Paul Signac (1863-1935). Portrieux , the Jetty, Grey Weather, Opus 180, 1888. Oil on canvas, 46 x 65 cm. Collection Kröller-Müller Museum, Otterlo, the Netherlands (KM 108.323). © Collection Kröller-Müller Museum, Otterlo, the Netherlands. Photographer: Rik Klein Gotink

Seurat and Signac

The great protagonist of the exhibition is undoubtedly Seurat, followed by his pupil Signac, who like his master wanted to prove that the Neo-Impressionists were as skilled at portraying people as they were landscapes. A joy of the exhibition, however, is the opportunity to travel beyond France and see paintings by lesser-known Dutch and Belgian artists such as Anna Boch, Jan Toorop and Théo van Rysselberghe, many of whom had never crossed the Channel.
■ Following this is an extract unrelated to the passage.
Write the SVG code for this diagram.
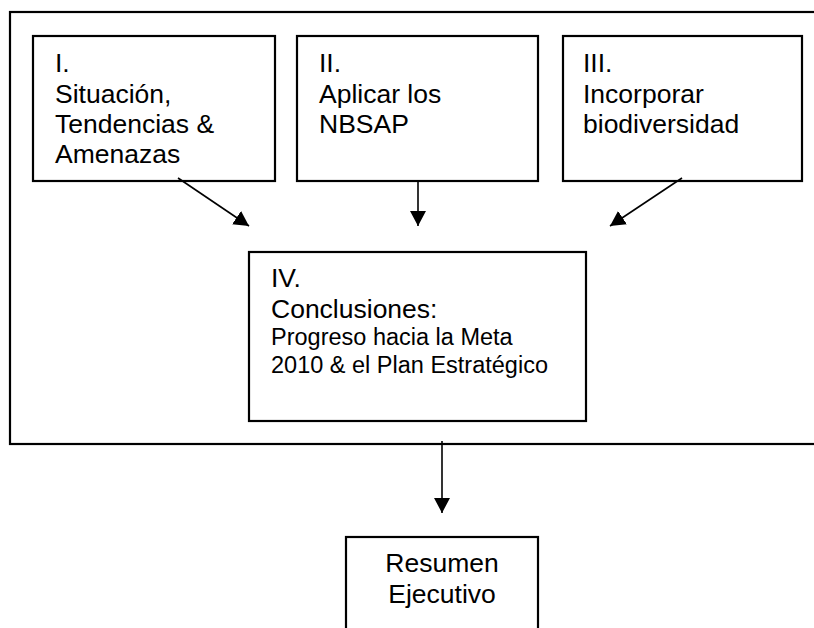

Théo van Rysselberghe (1862-1926). Coastal Scene, about 1892. Oil on canvas, 51 x 61 cm. © The National Gallery, London

Impressed by Seurat's paintings that he had seen at the last Impressionist exhibition in 1886, Van Ryssselberghe adopted their technique for his large, luminous portraits of women, even decorating the frames with dots. One of the portraits, palette and brush in hand, is of Anna Boch, who in addition to being a painter had flair: she was the only person who bought a van Gogh painting while he was still alive. Van Ryssselberghe's landscapes are equally luminous, some of them painted during a trip with Signac to the French coast.

Anna Boch (1848-1936)During the Elevation, 1892-3. Oil on canvas, 74.5 x 113 cm. MuZEE Collection – City of Ostend Collection. © Bridgeman Images

In their landscapes, the Neo-Impressionists became increasingly experimental, exploring a sense of absence, blurring the boundaries between sky, earth and sea and creating compositions that verged on abstraction. The last room of the exhibition is pure light. As Kröller Müller said, the movement created 'a completely different world'.

Radical Harmony: Helene Kröller Müller's Neo-Impressionists, National Gallery, London, until 8 February 2026.